Both Militello and Castillo say that, after living in other parts of the Tampa Bay Area, they realize that West Tampa’s location is unsurpassed. Downtown Tampa is just a few minutes away, even during the most hectic rush hour. Interstate 275 makes the West Shore business district and even the Pinellas Country beaches easily accessible, and several major north-south roads that cut through West Tampa make most other areas of Tampa easy to get to.
And they both say they love seeing their old neighbors who have chosen to stay in West Tampa. Their childhood friends also have families of their own now, and all their kids will play together.
Changing for the better
For the moment, West Tampa still maintains the historic charm that has caused families to stay, and younger generations to return. And so far, Castillo and Militello said, the changes in the area have been positive. There are new mom-and-pop businesses, a few welcome chain stores and restaurants, and an exciting ethnic diversity in a neighborhood traditionally dominated by Hispanic, Italian and African-American families.

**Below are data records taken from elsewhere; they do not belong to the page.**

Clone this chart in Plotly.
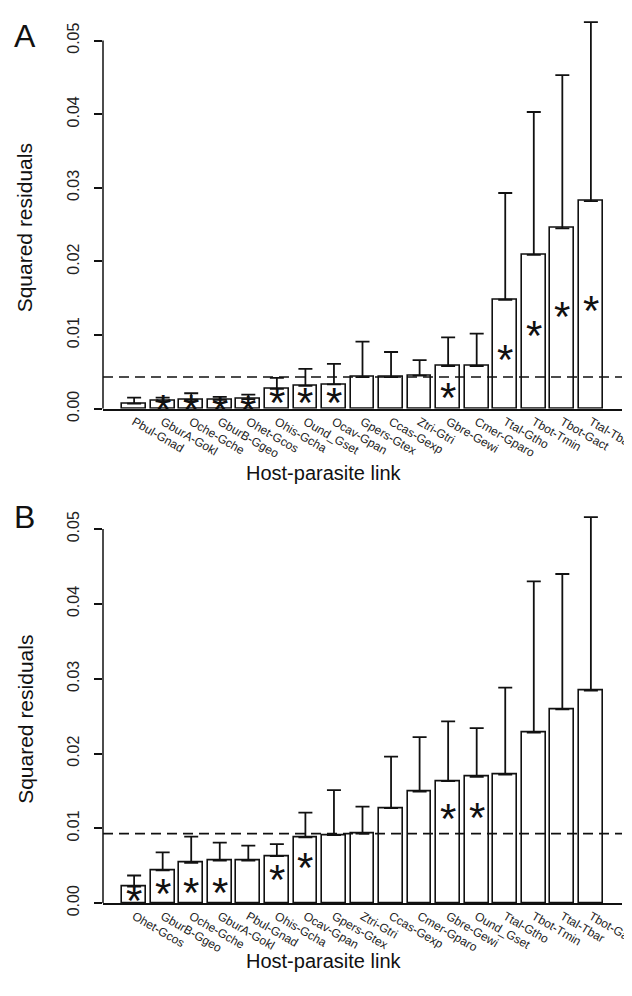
import plotly.graph_objects as go

# ---------------- data ----------------
labels_a = ["Pbul-Gnad", "GburA-Gokl", "Oche-Gche", "GburB-Ggeo", "Ohet-Gcos", "Ohis-Gcha",
            "Ound_Gset", "Ocav-Gpan", "Gpers-Gtex", "Ccas-Gexp", "Ztri-Gtri", "Gbre-Gewi",
            "Cmer-Gparo", "Ttal-Gtho", "Tbot-Tmin", "Tbot-Gact", "Ttal-Tbar"]
values_a = [0.0007, 0.0010, 0.0012, 0.0012, 0.0013, 0.0027, 0.0031, 0.0033, 0.0043, 0.0043,
            0.0045, 0.0058, 0.0058, 0.0148, 0.0209, 0.0245, 0.0282]
upper_a = [0.0015, 0.0015, 0.0021, 0.0016, 0.0019, 0.0042, 0.0054, 0.0061, 0.0091, 0.0077,
           0.0066, 0.0097, 0.0102, 0.0293, 0.0403, 0.0453, 0.0525]
stars_a = [None, 0.0003, 0.0003, 0.0002, 0.0002, 0.0012, 0.0013, 0.0013, None, None, None,
           0.0019, None, 0.0071, 0.0103, 0.0129, 0.0138]
hline_a = 0.0043

labels_b = ["Ohet-Gcos", "GburB-Ggeo", "Oche-Gche", "GburA-Gokl", "Pbul-Gnad", "Ohis-Gcha",
            "Ocav-Gpan", "Gpers-Gtex", "Ztri-Gtri", "Ccas-Gexp", "Cmer-Gparo", "Gbre-Gewi",
            "Ound_Gset", "Ttal-Gtho", "Tbot-Tmin", "Ttal-Tbar", "Tbot-Gact"]
values_b = [0.0022, 0.0044, 0.0054, 0.0057, 0.0057, 0.0063, 0.0088, 0.0091, 0.0093, 0.0127,
            0.0149, 0.0163, 0.0169, 0.0172, 0.0228, 0.0259, 0.0284]
upper_b = [0.0037, 0.0068, 0.0089, 0.0081, 0.0077, 0.0079, 0.0121, 0.0151, 0.0129, 0.0196,
           0.0222, 0.0243, 0.0234, 0.0288, 0.0430, 0.0440, 0.0516]
stars_b = [0.0007, 0.0017, 0.0018, 0.0018, None, 0.0036, 0.0052, None, None, None, None,
           0.0117, 0.0119, None, None, None, None]
hline_b = 0.0093

y_ticks = [0.00, 0.01, 0.02, 0.03, 0.04, 0.05]
y_title = "Squared residuals"
x_title = "Host-parasite link"

# ---------------- figure ----------------
W, H = 632, 996
ML, MR = 95, 13
PW = W - ML - MR
FONT = "Liberation Sans, Arial, Helvetica, sans-serif"
INK = "#111111"

fig = go.Figure()

def bar_pos(n):
    # R barplot default: width 1, space 0.2
    return [0.7 + 1.2 * i for i in range(n)]

def add_panel(labels, values, upper, stars, hline, xa, ya):
    xs = bar_pos(len(values))
    fig.add_trace(go.Bar(
        x=xs, y=values, width=1.0, xaxis=xa, yaxis=ya,
        marker=dict(color="white", line=dict(color=INK, width=1.6)),
        error_y=dict(type="data", symmetric=False,
                     array=[u - v for u, v in zip(upper, values)],
                     arrayminus=[0] * len(values),
                     color=INK, thickness=1.8, width=7),
        showlegend=False, hoverinfo="skip"))
    for x, s in zip(xs, stars):
        if s is None:
            continue
        fig.add_annotation(x=x, y=s, xref=xa, yref=ya, text="*",
                           showarrow=False, yshift=-3,
                           font=dict(family=FONT, size=42, color=INK))
    # dashed reference line
    fig.add_shape(type="line", xref=f"{xa} domain", yref=ya, x0=0, x1=1,
                  y0=hline, y1=hline, layer="above",
                  line=dict(color=INK, width=1.6, dash="10px,6px"))
    # y axis line (only across tick range, like R)
    fig.add_shape(type="line", xref=f"{xa} domain", yref=ya, x0=0, x1=0,
                  y0=y_ticks[0], y1=y_ticks[-1], layer="above",
                  line=dict(color=INK, width=1.5))

add_panel(labels_a, values_a, upper_a, stars_a, hline_a, "x", "y")
add_panel(labels_b, values_b, upper_b, stars_b, hline_b, "x2", "y2")

def px_to_paper(py):
    return (H - py) / H

def px_to_xpaper(px):
    return (px - ML) / PW

# panel A: y=0 at px 406, 0.05 at px 33
a_zero, a_05, a_top = 406, 33, 10
b_zero, b_05, b_top = 907, 528, 504
a_scale = (a_zero - a_05) / 0.05
b_scale = (b_zero - b_05) / 0.05

xr = [-0.608, 21.208]

def xaxis_cfg(labels, anchor):
    return dict(range=xr, anchor=anchor, showline=True, linecolor=INK, linewidth=1.5,
                showgrid=False, zeroline=False, ticks="", tickmode="array",
                tickvals=bar_pos(len(labels)), ticktext=labels, tickangle=30,
                ticklabeloverflow="allow",
                tickfont=dict(family=FONT, size=12, color="#222222"))

def yaxis_cfg(zero_px, top_px, scale, anchor):
    return dict(range=[0, (zero_px - top_px) / scale], anchor=anchor,
                domain=[px_to_paper(zero_px), px_to_paper(top_px)],
                showline=False, showgrid=False, zeroline=False,
                ticks="outside", ticklen=8, tickwidth=1.5, tickcolor=INK,
                tickmode="array", tickvals=y_ticks, ticklabelstandoff=9,
                ticktext=[f"{v:.2f}" for v in y_ticks], tickangle=-90,
                tickfont=dict(family=FONT, size=16, color="#222222"))

fig.update_layout(
    width=W, height=H,
    margin=dict(l=ML, r=MR, t=0, b=0),
    paper_bgcolor="white", plot_bgcolor="white",
    bargap=0,
    xaxis=xaxis_cfg(labels_a, "y"),
    yaxis=yaxis_cfg(a_zero, a_top, a_scale, "x"),
    xaxis2=xaxis_cfg(labels_b, "y2"),
    yaxis2=yaxis_cfg(b_zero, b_top, b_scale, "x2"),
)

# titles and panel letters
for cy in [(a_zero + a_05) / 2 + 3, (b_zero + b_05) / 2 + 3]:
    fig.add_annotation(xref="paper", yref="paper", x=px_to_xpaper(16), y=px_to_paper(cy),
                       text=y_title, textangle=-90, showarrow=False,
                       xanchor="center", yanchor="middle",
                       font=dict(family=FONT, size=21, color=INK))
for cy in [471, 966]:
    fig.add_annotation(xref="paper", yref="paper", x=px_to_xpaper(318), y=px_to_paper(cy),
                       text=x_title, showarrow=False, xanchor="center", yanchor="middle",
                       font=dict(family=FONT, size=20, color=INK))
for letter, cy in [("A", 28), ("B", 516)]:
    fig.add_annotation(xref="paper", yref="paper", x=px_to_xpaper(16), y=px_to_paper(cy),
                       text=letter, showarrow=False, xanchor="center", yanchor="middle",
                       font=dict(family=FONT, size=32, color=INK))

fig.write_html("out.html")
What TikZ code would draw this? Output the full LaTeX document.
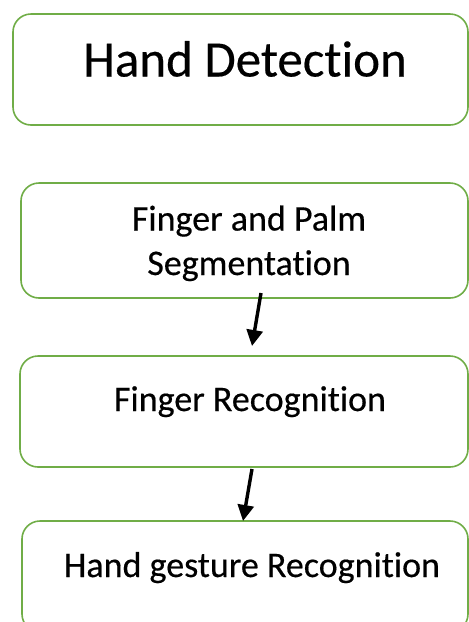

But the frantic pace of new home development has some people who love West Tampa a bit apprehensive.
Castillo says she’s excited that so many people are discovering West Tampa. “It seems like every day I see another new home getting started,” she says.
But she hopes that builders and new residents will appreciate what gives West Tampa its soul, and that the influx of younger people will enhance the neighborhood rather than change it. She’s hoping West Tampa will follow a path similar to that of Seminole Heights, which has maintained its character while becoming a prime dining destination.She says it's disappointing to see a sameness in some of the new homes that are being constructed, and she’s afraid it won’t quite fit well with the architectural richness of the neighborhood she grew up in.
Of course, it’s more than just history and location that are drawing younger home buyers to West Tampa. At least for the moment, West Tampa remains extremely affordable for home buyers.
Claudio Menzerotolo, who works alongside his brother Renzo at Renzo's Argentine Steakhouse on the fringes of West Tampa, lived in South Tampa for many years and thought he’d never leave. But he eventually realized he could get much more home for his money by moving just a couple of miles north into West Tampa.
“I lived in South Tampa, but I wanted a garden,” he says. “So now I live in West Tampa and I have a big (expletive) garden, man.”